After eventually resorting to mental arthritic in a way which completely pulled me out of the liminality into which the consumer is supposed to enter, I concluded that using the voucher would either lead me to spend a lot more money than I otherwise would or lead me to choose frames that I didn’t actually want in order to save a small amount of money. Then a failed attempt to purchase prescription sun glasses added another 20 minutes to this process which I won’t bore you with. Eventually I thought this drawn out process, for which I had little enthusiasm to begin with, had finally drawn to a close. But then I was presented with the issue of lenses: I had to choose between 4 gradations of thinning, ranging from £0 to £150, each with distinct implications for each specific pair of frames on an aesthetic level. The instrumental rationality which was the only way I’d managed to make a choice in the first place was instantly thrown into disarray.

monstromartThe choice I made does on reflection seem to have been the right one on instrumental grounds but it was one I made at the time purely to bring the process to a close. Three things struck me about the experience: (1) how falling back upon calculative rationality, once I’d selected a subset of the options on aesthetic grounds, was the only way I was able to make any decision (2) how that calculative rationality was almost immediately upended by a new dimension to the decision which was only introduced after selecting the frames (3) how exhausted I felt by that point in the transaction.

Experiences like this always make me think back to Monstromart in the Simpsons: where shopping is a baffling ordeal. Last time I thought about this, I’d been browsing the cold & flu pills in Boots, utterly unable to make a decision. Lacking any criteria for choice, I looked at the ingredients list and was amazed to discover that the only difference (other than price and packaging) between the 16+ products they had was whether there was caffeine or ephedrine in the remedy.

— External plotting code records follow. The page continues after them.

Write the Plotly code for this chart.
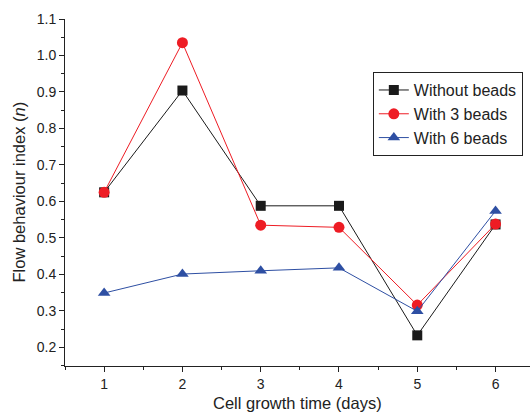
import plotly.graph_objects as go

days = [1, 2, 3, 4, 5, 6]
without_beads = [0.625, 0.904, 0.588, 0.588, 0.233, 0.537]
with_3_beads = [0.625, 1.035, 0.535, 0.529, 0.316, 0.538]
with_6_beads = [0.349, 0.401, 0.410, 0.418, 0.299, 0.574]
y_ticks = [0.2, 0.3, 0.4, 0.5, 0.6, 0.7, 0.8, 0.9, 1.0, 1.1]

fig = go.Figure()
fig.add_trace(go.Scatter(x=days, y=without_beads, name="Without beads", mode="lines+markers",
                         line=dict(color="#1a1a1a", width=1),
                         marker=dict(symbol="square", size=10, color="#1a1a1a")))
fig.add_trace(go.Scatter(x=days, y=with_3_beads, name="With 3 beads", mode="lines+markers",
                         line=dict(color="#ee1c24", width=1),
                         marker=dict(symbol="circle", size=11, color="#ee1c24")))
fig.add_trace(go.Scatter(x=days, y=with_6_beads, name="With 6 beads", mode="lines+markers",
                         line=dict(color="#2e4fa3", width=1),
                         marker=dict(symbol="triangle-up", size=11, color="#2e4fa3")))

font = "Liberation Sans, Arial, sans-serif"
fig.update_layout(
    width=530, height=412,
    margin=dict(l=65, r=0, t=19, b=46, autoexpand=False),
    paper_bgcolor="white", plot_bgcolor="white",
    font=dict(family=font, color="#222", size=14),
    showlegend=True,
    legend=dict(x=0.662, y=0.726, xanchor="left", yanchor="middle",
                bordercolor="#222", borderwidth=1, bgcolor="white",
                font=dict(size=16, family=font, color="#222"),
                tracegroupgap=0, itemwidth=30),
    xaxis=dict(range=[0.5, 6.44], tickvals=days, ticks="outside", ticklen=5, tickwidth=1,
               tickcolor="#222", showline=True, linecolor="#222", linewidth=1,
               showgrid=False, zeroline=False, automargin=False,
               minor=dict(dtick=0.5, tick0=0.5, ticks="outside", ticklen=3, tickcolor="#222"),
               tickfont=dict(size=14)),
    yaxis=dict(range=[0.149, 1.1], tickvals=y_ticks, ticktext=[f"{v:.1f}" for v in y_ticks],
               ticks="outside", ticklen=5, tickwidth=1,
               tickcolor="#222", showline=True, linecolor="#222", linewidth=1,
               showgrid=False, zeroline=False, automargin=False,
               minor=dict(dtick=0.05, tick0=0.15, ticks="outside", ticklen=3, tickcolor="#222"),
               tickfont=dict(size=14)),
    annotations=[
        dict(text="Cell growth time (days)", xref="paper", yref="paper", x=0.5, y=0.0,
             yshift=-26, yanchor="top", xanchor="center", showarrow=False,
             font=dict(size=16.5, family=font, color="#222")),
        dict(text="Flow behaviour index (<i>n</i>)", xref="paper", yref="paper", x=0, y=0.5,
             xshift=-47, xanchor="center", yanchor="middle", textangle=-90, showarrow=False,
             font=dict(size=16.5, family=font, color="#222")),
    ],
)

fig.write_html("out.html", config={"displayModeBar": False},
               post_script="document.body.style.margin='0px';")
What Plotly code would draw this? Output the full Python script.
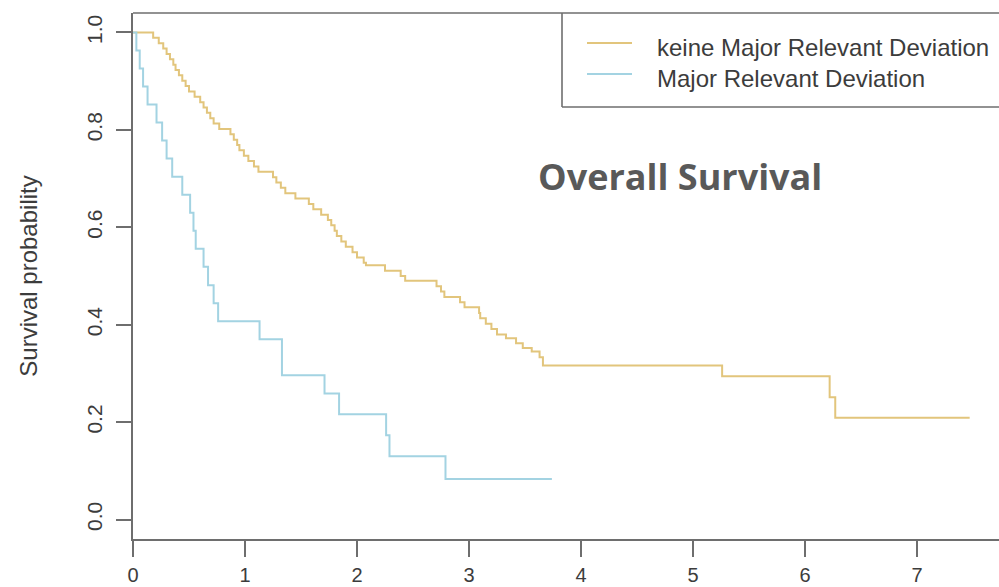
import plotly.graph_objects as go

# ---- data ----
gold_name = "keine Major Relevant Deviation"
gold_t = [0.00, 0.18, 0.23, 0.27, 0.30, 0.33, 0.36, 0.38, 0.41, 0.44, 0.47, 0.50, 0.55,
          0.60, 0.63, 0.66, 0.69, 0.72, 0.77, 0.87, 0.90, 0.93, 0.95, 0.99, 1.03, 1.08,
          1.12, 1.25, 1.28, 1.32, 1.36, 1.45, 1.57, 1.61, 1.68, 1.74, 1.77, 1.80, 1.82,
          1.86, 1.90, 1.96, 2.00, 2.06, 2.08, 2.25, 2.39, 2.43, 2.71, 2.75, 2.78, 2.92,
          2.96, 3.09, 3.10, 3.15, 3.20, 3.25, 3.33, 3.42, 3.48, 3.56, 3.63, 3.66, 5.26,
          6.22, 6.27, 7.47]
gold_s = [1.000, 0.989, 0.978, 0.967, 0.956, 0.945, 0.934, 0.923, 0.912, 0.901, 0.890,
          0.879, 0.868, 0.857, 0.846, 0.835, 0.824, 0.813, 0.802, 0.791, 0.780, 0.769,
          0.758, 0.747, 0.736, 0.725, 0.714, 0.703, 0.692, 0.681, 0.670, 0.659, 0.648,
          0.637, 0.626, 0.615, 0.604, 0.593, 0.582, 0.571, 0.560, 0.549, 0.538, 0.527,
          0.522, 0.511, 0.500, 0.490, 0.479, 0.468, 0.457, 0.446, 0.436, 0.424, 0.413,
          0.402, 0.391, 0.380, 0.372, 0.362, 0.352, 0.345, 0.333, 0.316, 0.294, 0.251,
          0.209, 0.209]

blue_name = "Major Relevant Deviation"
blue_t = [0.00, 0.03, 0.06, 0.09, 0.13, 0.21, 0.26, 0.30, 0.35, 0.44, 0.51, 0.54, 0.56,
          0.63, 0.67, 0.72, 0.76, 1.13, 1.33, 1.71, 1.84, 2.26, 2.29, 2.79, 3.74]
blue_s = [1.000, 0.963, 0.926, 0.889, 0.852, 0.815, 0.778, 0.741, 0.704, 0.667, 0.630,
          0.593, 0.556, 0.519, 0.481, 0.444, 0.407, 0.370, 0.296, 0.259, 0.216, 0.173,
          0.130, 0.083, 0.083]

x_ticks = [0, 1, 2, 3, 4, 5, 6, 7]
y_ticks = [0.0, 0.2, 0.4, 0.6, 0.8, 1.0]
y_ticklabels = ["0.0", "0.2", "0.4", "0.6", "0.8", "1.0"]

title_text = "Overall Survival"
y_title = "Survival probability"

gold_color = "#E2C57C"
blue_color = "#A3D3E2"
axis_color = "#6E6E6E"
text_color = "#3C3C3C"

fig = go.Figure()
fig.add_trace(go.Scatter(x=gold_t, y=gold_s, mode="lines", line_shape="hv",
                         line=dict(color=gold_color, width=2), name=gold_name))
fig.add_trace(go.Scatter(x=blue_t, y=blue_s, mode="lines", line_shape="hv",
                         line=dict(color=blue_color, width=2), name=blue_name))

fig.update_layout(
    width=999, height=587,
    margin=dict(l=133, r=0, t=13, b=48, autoexpand=False),
    paper_bgcolor="white", plot_bgcolor="white",
    showlegend=False,
    font=dict(family="Liberation Sans, Arial", color=text_color),
)

fig.update_xaxes(
    range=[0, 7.732], tickmode="array", tickvals=x_ticks, automargin=False,
    ticks="outside", ticklen=16, tickwidth=1.6, tickcolor=axis_color,
    showline=True, linecolor=axis_color, linewidth=1.6,
    showgrid=False, zeroline=False,
    tickfont=dict(size=20, color=text_color), ticklabelstandoff=1,
)
fig.update_yaxes(
    range=[-0.04, 1.04], tickmode="array", tickvals=y_ticks, ticktext=y_ticklabels,
    automargin=False,
    ticks="outside", ticklen=15, tickwidth=1.6, tickcolor=axis_color,
    showline=True, linecolor=axis_color, linewidth=1.6,
    showgrid=False, zeroline=False, tickangle=-90,
    tickfont=dict(size=21, color=text_color), ticklabelstandoff=6,
    title=dict(text=y_title, font=dict(size=24, color=text_color), standoff=38),
)

# top border of the plot box
fig.add_shape(type="line", xref="paper", yref="paper", x0=0, x1=1, y0=1, y1=1,
              line=dict(color=axis_color, width=1.6))

# legend box (manual; its right side runs off the picture as in the reference)
def px_x(p):
    return (p - 133) / 866.0

def px_y(p):
    return (539 - p) / 526.0

fig.add_shape(type="line", xref="paper", yref="paper",
              x0=px_x(562), x1=px_x(562), y0=px_y(107), y1=px_y(13),
              line=dict(color=axis_color, width=1.6), layer="above")
fig.add_shape(type="line", xref="paper", yref="paper",
              x0=px_x(562), x1=1.0, y0=px_y(107), y1=px_y(107),
              line=dict(color=axis_color, width=1.6), layer="above")
for yy, col, name in [(43, gold_color, gold_name), (74, blue_color, blue_name)]:
    fig.add_shape(type="line", xref="paper", yref="paper",
                  x0=px_x(587), x1=px_x(632), y0=px_y(yy), y1=px_y(yy),
                  line=dict(color=col, width=2), layer="above")
    fig.add_annotation(xref="paper", yref="paper", x=px_x(655), y=px_y(yy + 4),
                       xanchor="left", yanchor="middle", showarrow=False,
                       text=name, font=dict(size=24, color=text_color))

fig.add_annotation(xref="paper", yref="paper", x=px_x(680), y=px_y(176),
                   xanchor="center", yanchor="middle", showarrow=False,
                   text="<b>" + title_text + "</b>",
                   font=dict(family="Open Sans", size=36, color="#595959"))

fig.write_html("out.html", config={"displayModeBar": False},
               post_script="document.body.style.margin='0';document.body.style.padding='0';")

If behavioural scientists are right about decision fatigue then there’s an important sense in which consumer capitalism might be contributing to our passivity, above and beyond the sense implied by familiar critical denunciations of pseudo-choice (which I nonetheless think have value because the whole thing always feels so vividly stupid when I’m faced with a row of identical products and just want something that works). If we have a finite capacity to make choices over the course of day, we should take seriously the impact that trivial consumption decision have aggregatively upon our decision making in other aspects of our lives. We also need to remember that this is something which corporate bureaucracies, not themselves prone to decision fatigue, seek to exploit through all manner of strategies. I’m interested in understanding this further, as well as making sense of how front line staff mediate this in perhaps unintentional ways: for instance have you ever found yourself been asked to justify your decision not to purchase a ‘meal deal’ (etc) when you actually don’t want the additional items you’d receive?